In the post-GST regime, states are already facing acute fiscal stress due to reduced autonomy over taxation and frequent delays in transfers from the Centre. Imposing an additional financial burden will severely weaken the implementation of this scheme and simultaneously constrain states’ capacity to fund other welfare programmes. This will also disproportionately impact poorer and high out-migration states. The increased financial burden may lead to states resorting to registering workers’ demand for work.
Centralising Power, Marginalising Gram Sabhas
One of the defining features of MGNREGA is that the planning of works to be undertaken under the scheme is done through Gram Sabhas based on local needs, in accordance with the 73rd Constitutional Amendment. This has been reversed by shifting the planning process from local to a pre-defined centralised priority system of a ‘National Rural Infrastructure Stack’. Under MGNREGA, Gram Sabhas have the authority to identify and approve works under the scheme. Every person residing in a village has a right to attend the gram sabha and an equal right to participate in its discussions. Now, work will be identified through a top-down approach, with projects required to align with centrally defined priorities such as the Viksit Bharat agenda and the PM Gati Shakti scheme.
The Central government will even decide when and where the Act will be operational. This is an ambiguous clause.

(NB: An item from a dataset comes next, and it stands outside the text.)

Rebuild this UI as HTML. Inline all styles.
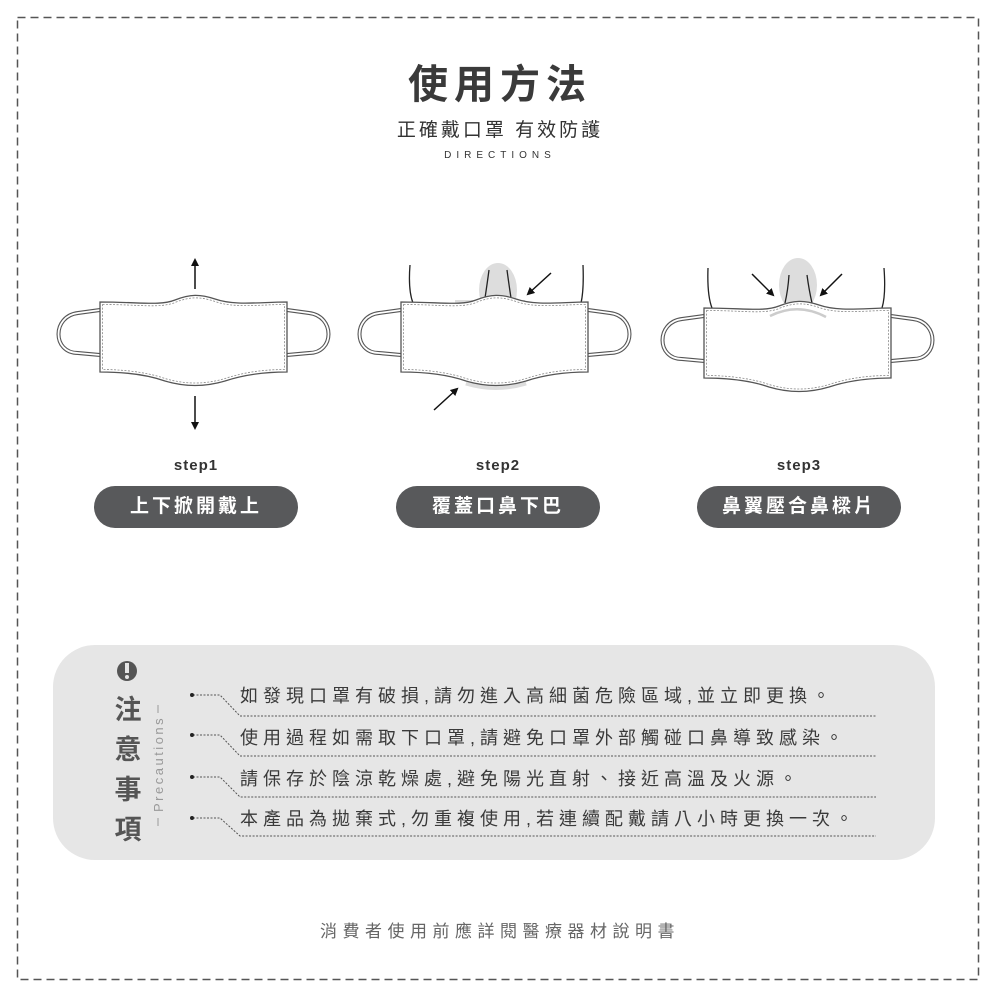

Section 5(1) of the proposed Bill says that “the State Government shall, in such rural areas in the State as notified by the Central Government, provide to every household whose adult members volunteer to do unskilled manual work, not less than 125 days of guaranteed employment.” It is unclear that whether a rural area that is not notified by the centre will have the right to work for the people of that area.
The only hype being created around the Bill is the claim that it increases guaranteed work to 125 days. This appears to be nothing more than rhetoric. Even when work was permitted throughout the year, the average number of workdays in most states remained below 50, with only a minuscule proportion of households completing 100 days of work. Under the present restrictive provisions of the Bill, it appears almost impossible to increase the actual number of working days on the ground.
Technocratic Surveillance and the New Architecture of Exclusion
Through this Bill, with one stroke, the government has legalised and institutionalised all the controversial and exclusionary technical mechanisms in the implementation of the employment guarantee. These include biometric authentication of workers and functionaries, digitisation of transactions, geospatial technology enabled planning, and mobile application- and dashboard-based monitoring systems. Workers organisations has repeatedly highlighted widespread exclusions resulting from the imposition of opaque, arbitrary technologies in MGNREGA like digital attendance (NMMS) and Aadhaar-based payment systems (ABPS).
The process of bringing this Bill is also against the established democratic norms. This Bill is being proposed without any consultation with workers and workers-groups. The Bill represents a fundamental shift from a rights-based law that provides an enforceable entitlement into a budget-constrained scheme without any accountability of the Union Government. The rural rich and landlords have always taken a stance against MGNREGA, and the BJP-led NDA is showing its class character by coming up with this Bill.
Agricultural workers, rural labourers, and the rural poor will not accept this rollback of their democratic and economic rights. They will resist this anti-worker, pro-landlord and pro-corporate legislation through united struggles on the streets, defending MGNREGA and the constitutional principle of the State’s responsibility towards the working class.